La tradition chrétienne a vu dans la mère de ce Messie la Vierge Marie, mère de Jésus ; nous pouvons toujours compter sur elle dans notre combat contre les forces du mal. Comme nous le dit un très beau chant, elle est « la première en chemin »[1]. Elle ne cesse de nous renvoyer au Christ vainqueur de la mort et du péché. Comme aux noces de Cana, elle continue de nous redire : « Faites tout ce qu’il vous dira… » (Jn 2,5). Au cœur du combat des hommes contre le mal, une femme s’est dressée, dont l’enfant, le Christ Jésus, sortira vainqueur. Désormais, la Mère et son Fils sont unis dans la victoire.

Le texte de l’épître aux Corinthiens ne parle pas directement de Marie. Saint Paul nous rappelle que Jésus est ressuscité d’entre les morts. Il est le premier d’une longue lignée à rejoindre le Père dans sa gloire. Par-delà la mort, il nous ouvre le chemin. Ce sera un très beau cortège et Marie y occupera une place de choix. Elle est la première à bénéficier en son âme et en en son corps de la résurrection de Jésus, « premier né d’entre les morts » (Col 1,18). Avec elle et avec tous les saints du ciel, nous sommes tous appelés à la gloire de la résurrection. Notre Dieu est le Dieu des vivants : il veut que nous ayons la vie en abondance (Jn 10,10). Cette fête du 15 août est une fête de la vie.
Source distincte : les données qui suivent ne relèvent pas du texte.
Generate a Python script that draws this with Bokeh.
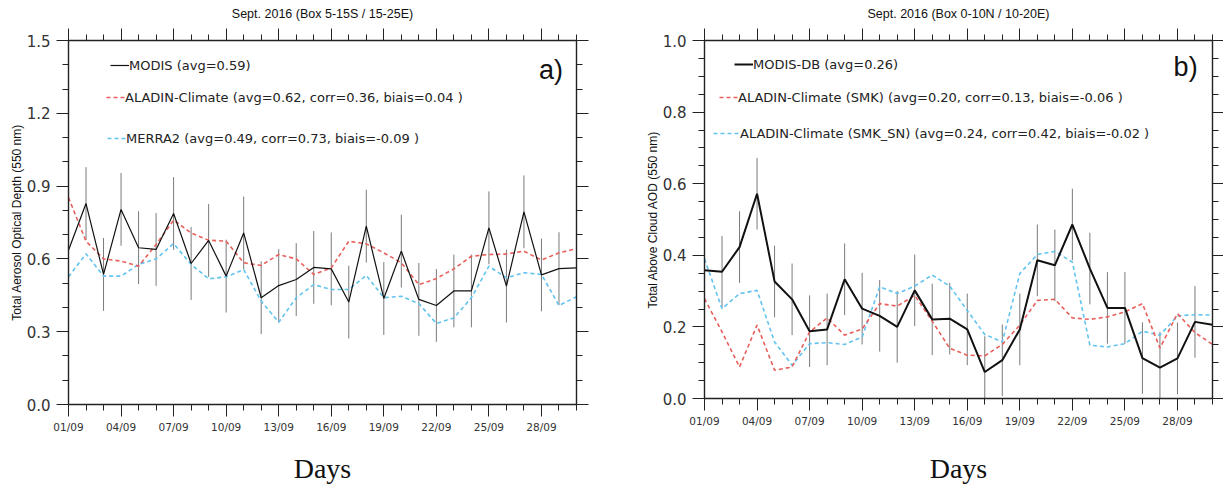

L’Assomption de Marie nous montre donc le but de notre pèlerinage terrestre. Le chemin pour y parvenir, c’est Jésus lui-même qui nous l’indique. Marie n’a pas suivi d’autre chemin. Elle a été l’humble servante du Seigneur. Elle est celle qui n’a eu d’autre souci « que tout se passe selon la Parole de Dieu » (Lc 1,38). Cette fête de l’Assomption vient raviver notre lien profond avec le Christ. Ce que Dieu a réalisé pour elle nous est offert à tous, gratuitement et sans mérite de notre part. Ce bonheur qui est le sien, nous y sommes tous appelés. Notre vie terrestre nous prépare à ce monde nouveau que Jésus appelle le Royaume de Dieu. Il importe que nous entendions bien l’appel du Christ et que nous nous mettions en route sans attendre.

Marie n’est pas séparée de notre humanité, ce qu’elle vit est l’icône de notre propre vocation. Nous sommes appelés à porter la Parole et lui donner chair en ce monde, à recevoir le Corps du Christ et à en vivre ensemble, à être une arche de son alliance pour toutes les générations, à ouvrir la porte de résurrection dans les lieux de toute mort. La préface de ce jour dit : « Elle est le commencement et l’image de ce que deviendra ton Église en sa plénitude, elle est signe d’espérance et source de réconfort pour ton peuple encore en chemin ». Loin de toute mariolâtrie, c’est bien le mystère de notre origine commune, comme de notre destinée qui sont mis en lumière par la fête de l’Assomption ; Marie, « modèle de l’Église »[2], nous assure que la vie éternelle, c’est dès aujourd’hui l’éternité dans notre vie.

Nous vivons en Église à côté de la Mère de Dieu, dans le fleuve invisible de sa grâce que souvent nous n’apercevons pas. Ce fleuve ne s’épuise jamais depuis la prophétie : « Désormais toutes les générations me diront bienheureuse » (Lc 1,48). En effet, chaque génération redécouvre à nouveau Marie et la dit « bienheureuse » à sa propre manière.

 

[1] La première en chemin, Marie - V565. Auteur : Sœur Marie-Colette Guédon. Compositeur : Georges Lefebvre. Editeur : Studio SM.

[2] Concile Vatican II, Constitution sur l’Église, 63.